JAKARTA, KOMPAS.com - Jaksa Agung Muhammad Prasetyo menegaskan bahwa penyidik mengusut dugaan korupsi dalam pembayaran restitusi PT Mobile 8, bukan soal restitusi pajaknya.
Dengan demikian, kasus tersebut merupakan kewenangan penyidik Kejaksaan untuk menanganinya.
"Di sini saya tekankan bahwa Kejaksaan tidak menangani masalah pajak. Pajak urusan Ditjen Pajak. Yang ditangani Kejagung masalah korupsinya," ujar Prasetyo, di Kompleks Mabes Polri, Jakarta, Kamis (6/7/2017).
Prasetyo mengatakan, dari hasil audit Badan Pemeriksaan Keuangan (BPK), terdapat kerugian negara dalam pembayaran restitusi tersebut.
Dengan demikian, ada unsur pidana di dalamnya yang harus diusut tuntas aparat penegak hukum.
Baca: Pengacara Hary Tanoe: Sesudah Pilkada DKI Tiba-tiba Kok Kasusnya Dibuka Lagi
"Kami sangat tahu pajak bukan kewenangan kami, tapi menangani kasus korupsinya. Ada korupsi di sana," kata Prasetyo.
Sebelumnya, pengacara CEO MNC Group Hary Tanoesoedibjo, Hotman Paris menganggap bahwa Kejaksaan Agung tidak berwenang menangani kasus yang menyeret Mobile 8.
Apalagi, kasus itu sudah pernah dibawa ke praperadilan dan Kejaksaan Agung kalah.

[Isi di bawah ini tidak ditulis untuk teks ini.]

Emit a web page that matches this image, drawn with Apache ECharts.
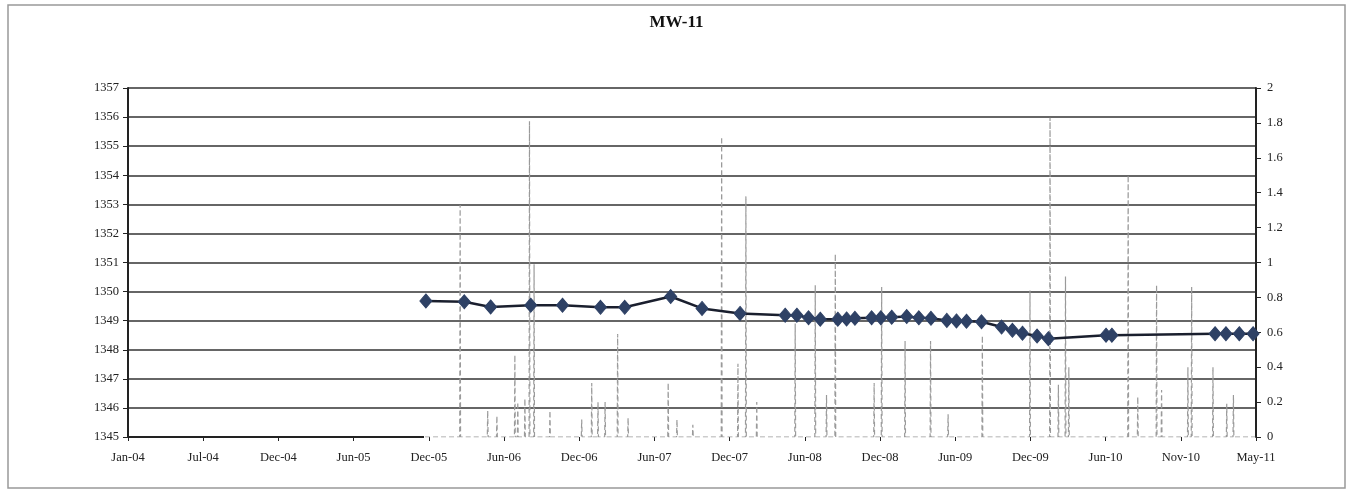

Setelah itu, kejaksaan membuka lagi penyidikan baru dengan menerbitkan surat perintah penyidikan dalam kasus yang sama.
"Seribu kali buktipun tetap ini kasus restitusi. Sementara menurut pengadilan, kewenangan ppns untuk menangani restitusi pajak. Undang-undangnya ada," kata Hotman.
Dalam kasus ini, Kejaksaan Agung menemukan transaksi fiktif antara Mobile 8 dan PT Jaya Nusantara pada rentang 2007-2009.
Baca: Kasus Mobile 8, Hary Tanoe Diperiksa Penyidik Kejagung
Saat itu, PT Mobile 8 mengerjakan proyek pengadaan ponsel berikut pulsa dengan nilai transaksi Rp 80 miliar.
PT Jaya Nusantara Komunikasi ditunjuk sebagai distributor pengadaan. Namun, perusahaan tersebut ternyata tak mampu membeli barang dalam jumlah itu.
Akhirnya, transaksi pun direkayasa seolah-olah terjadi perdagangan dengan membuatkan invoice sebagai fakturnya.
Pada pertengahan 2008, PT Djaya Nusantara Komunikasi menerima faktur pajak dari PT Mobile 8 dengan total nilai sekitar Rp 114 miliar.
Faktur pajak itu diterbitkan agar seolah-olah terjadi transaksi pada dua perusahaan.
Faktur pajak itu kemudian digunakan PT Mobile 8 untuk mengajukan kelebihan pembayaran (restitusi pajak) kepada negara melalui KPP di Surabaya agar perusahaannya masuk bursa Jakarta pada 2009.
PT Mobile 8 akhirnya menerima pembayaran restitusi meski tidak berhak karena tidak ada transaksi.